Thankfully,
Harvey Weinstein’s political allies aren’t falling for his shtick of
promising to repent and to “channel [his] anger” toward Wayne LaPierre
and the NRA. Over the past two weeks, he has been ritually denounced by
practically every entertainment industry collaborator and political
beneficiary he collected over a remarkable three-decade career in
pictures and politics.
Yet Weinstein is just the latest in a long
line of men whose left-wing politics coexisted harmoniously with
retrograde attitudes about women. In his statement, Weinstein said that
he “came of age in the 60’s and 70’s, when all the rules about behavior
and workplaces were different.” Many people scoffed at this explanation,
as this was precisely the time when women’s liberation brought
workplace sexism to the societal forefront. But Weinstein was right in a
way he didn’t comprehend. Ever since second-wave feminism became part
of the political left, there have been men who, ostensibly enlightened
in the realm of gender relations, are in fact deeply misogynist and
believe that their progressive street cred somehow obviates their
attitudes about women, attitudes as regressive as those held by the Mad Men-era males who ruled the earth just before the sexual revolution.
Revolutionary
movements, often preaching violence and imbued with machismo, lend
themselves easily to chauvinism. Andreas Baader, who formed an eponymous
West German terrorist organization in 1970 with feminist journalist
Ulrike Meinhof, spoke of all women as “cunts.” Like Baader, who would be
remembered solely as a criminal had he not adopted a revolutionary
political agenda to justify his gang’s murder and bombing spree, the
leaders of the Black Panther Party preached a more equitable world while
subjugating the women in their midst. The party newspaper railed against abortion
as “a victory for the oppressive ruling class who will use [abortion]

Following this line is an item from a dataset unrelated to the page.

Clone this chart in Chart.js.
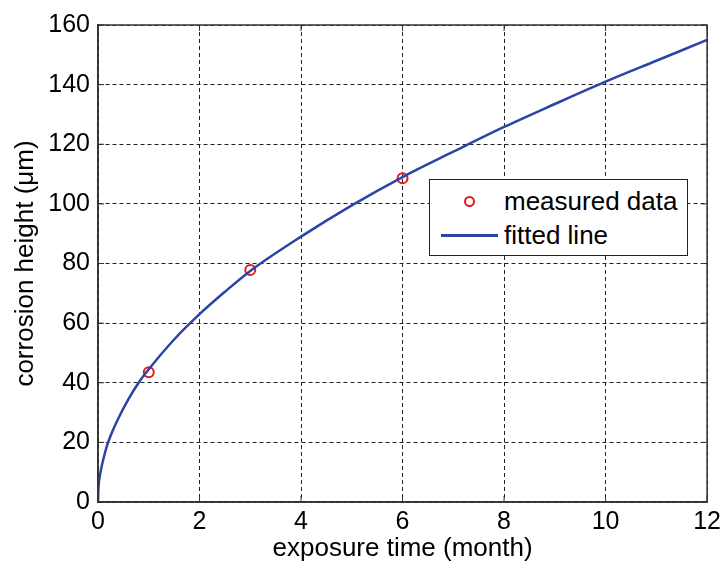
<!DOCTYPE html>
<html>
<head>
<meta charset="utf-8">
<title>corrosion height</title>
<script src="https://cdn.jsdelivr.net/npm/chart.js@4/dist/chart.umd.min.js"></script>
<style>
    body { margin: 0; background: #fff; }
    #wrap { position: relative; width: 726px; height: 564px; }
    #legend {
        position: absolute; left: 429px; top: 179px; width: 257px; height: 75px;
        border: 1px solid #222; background: #fff;
        font-family: "Liberation Sans", Arial, sans-serif; font-size: 26px; color: #000;
    }
    .row { position: absolute; left: 0; height: 30px; line-height: 30px; }
    .row span.txt { position: absolute; left: 74px; white-space: nowrap; }
    .mark { position: absolute; left: 34px; top: 10px; width: 7px; height: 7px; border: 2px solid #e8191c; border-radius: 50%; }
    .line { position: absolute; left: 11px; top: 14px; width: 57px; height: 3px; background: #2b44a6; }
</style>
</head>
<body>
<div id="wrap">
    <canvas id="chart" width="726" height="564"></canvas>
    <div id="legend">
        <div class="row" style="top:6px"><div class="mark"></div><span class="txt">measured data</span></div>
        <div class="row" style="top:40px"><div class="line"></div><span class="txt">fitted line</span></div>
    </div>
</div>
<script>
// measured points (month, um)
const measuredTime = [1, 3, 6];
const measuredHeight = [43.5, 77.8, 108.6];

// fitted curve
const fitTime = [0, 0.01, 0.03, 0.06, 0.1, 0.17, 0.25, 0.4, 0.6, 0.8, 1, 1.5, 2, 2.5, 3, 4, 5, 6, 7, 8, 9, 10, 11, 12];
const fitHeight = [0, 5, 8, 11, 14, 18.5, 22.3, 28, 34.5, 40, 44.5, 54.5, 63, 70.5, 77.5, 89, 99.5, 109, 117.5, 125.8, 133.5, 141, 148, 155];

const xTicks = [0, 2, 4, 6, 8, 10, 12];
const yTicks = [0, 20, 40, 60, 80, 100, 120, 140, 160];

const FONT = '"Liberation Sans", Arial, sans-serif';

// box around the plot plus inward tick marks, like the original
const frame = {
    id: 'frame',
    afterDraw(chart) {
        const { ctx, chartArea: a, scales } = chart;
        ctx.save();
        ctx.strokeStyle = '#333';
        ctx.lineWidth = 1.5;
        ctx.strokeRect(a.left, a.top, a.right - a.left, a.bottom - a.top);
        ctx.lineWidth = 1;
        ctx.beginPath();
        xTicks.forEach(v => {
            const x = scales.x.getPixelForValue(v);
            ctx.moveTo(x, a.bottom); ctx.lineTo(x, a.bottom - 6);
            ctx.moveTo(x, a.top); ctx.lineTo(x, a.top + 6);
        });
        yTicks.forEach(v => {
            const y = scales.y.getPixelForValue(v);
            ctx.moveTo(a.left, y); ctx.lineTo(a.left + 6, y);
            ctx.moveTo(a.right, y); ctx.lineTo(a.right - 6, y);
        });
        ctx.stroke();
        ctx.restore();
    }
};

new Chart(document.getElementById('chart'), {
    type: 'scatter',
    data: {
        datasets: [{
            label: 'fitted line',
            data: fitTime.map((t, i) => ({ x: t, y: fitHeight[i] })),
            showLine: true,
            borderColor: '#2b44a6',
            borderWidth: 2.5,
            pointRadius: 0,
            cubicInterpolationMode: 'monotone',
            order: 0
        }, {
            label: 'measured data',
            data: measuredTime.map((t, i) => ({ x: t, y: measuredHeight[i] })),
            pointStyle: 'circle',
            pointRadius: 5,
            borderWidth: 2,
            borderColor: '#e8191c',
            backgroundColor: 'rgba(0,0,0,0)',
            order: 1
        }]
    },
    options: {
        responsive: false,
        animation: false,
        layout: { padding: { top: 25, right: 16, left: 0, bottom: 0 } },
        plugins: {
            legend: { display: false },
            tooltip: { enabled: false }
        },
        scales: {
            x: {
                type: 'linear',
                min: 0,
                max: 12,
                afterBuildTicks: s => { s.ticks = xTicks.map(v => ({ value: v })); },
                afterFit: s => { s.height = 62; },
                grid: { color: '#222', lineWidth: 1, drawTicks: false },
                border: { color: '#333', width: 1.5, dash: [4, 3] },
                ticks: { color: '#000', font: { family: FONT, size: 25 }, padding: 5, maxRotation: 0 },
                title: {
                    display: true,
                    text: 'exposure time (month)',
                    color: '#000',
                    font: { family: FONT, size: 26 },
                    padding: { top: 0, bottom: 0 }
                }
            },
            y: {
                type: 'linear',
                min: 0,
                max: 160,
                afterBuildTicks: s => { s.ticks = yTicks.map(v => ({ value: v })); },
                afterFit: s => { s.width = 98; },
                grid: { color: '#222', lineWidth: 1, drawTicks: false },
                border: { color: '#333', width: 1.5, dash: [4, 3] },
                ticks: { color: '#000', font: { family: FONT, size: 25 }, padding: 8 },
                title: {
                    display: true,
                    text: 'corrosion height (μm)',
                    color: '#000',
                    font: { family: FONT, size: 26 },
                    padding: { top: 10, bottom: 0 }
                }
            }
        }
    },
    plugins: [frame]
});
</script>
</body>
</html>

to kill off Black and other oppressed people before they are born,” and
the birth control pill as “another type of genocide that the power
structure has poured into the Black community.” It once expelled a
member for terminating a pregnancy, and according
to historian Kate Coleman, the group “punished rank-and-file females
for even minor ‘infractions’ by turning them out as prostitutes.”
In his memoir Soul on Ice, Panther “Minister of Information” Eldridge Cleaver
wrote of how he viewed rape as an “insurrectionary act.” After he
“practiced” on black women, he moved onto white ones, as “it delighted
me that I was defying and trampling upon the white man’s law, upon his
system of values, and that I was defiling his women.” Panther Party
co-founder and “Minister of Defense” Huey Newton talked a good game when
it came to female equality, publishing a letter in the party newspaper reproving sexism (and homophobia) and declaring “we recognize the women’s right to be free.” Yet Newton authorized the beating of the woman who managed the Panther Liberation School after she reprimanded a male colleague. Oh, and he murdered a 17-year-old prostitute because she referred to him as “baby.”
“Radical Chic,”
the romanticizing of violent revolutionary leftists by genteel
bourgeois liberals, was coined by Tom Wolfe in 1970 to describe the
party Leonard Bernstein hosted at his Park Avenue Penthouse for the
Panthers. The phenomenon has long since been a feature of progressive
politics. Gerry Healy was a Stalinist who led Britain’s Workers
Revolutionary Party, an “anti-imperialist” groupuscule partly funded by
Muammar Qadafi and Saddam Hussein, whose more presentable patrons
included Vanessa and Corin Redgrave. According
to his former secretary, this man of the people used apartments owned
by the party in a “completely opportunist way for sexual liaisons” to
“degrade women and girl comrades and destroy their self-respect.”
Ultimately, some 26 women accused Healy of “gross sexual abuse.”
According to Vanessa Redgrave, however, “these allegations are all lies
and the women who are supposed to have made them are all liars. I don’t
care whether it’s 26, 36 or 236. They are all liars.” Believe All Women,
in other words, except those who accuse our Dear Leader.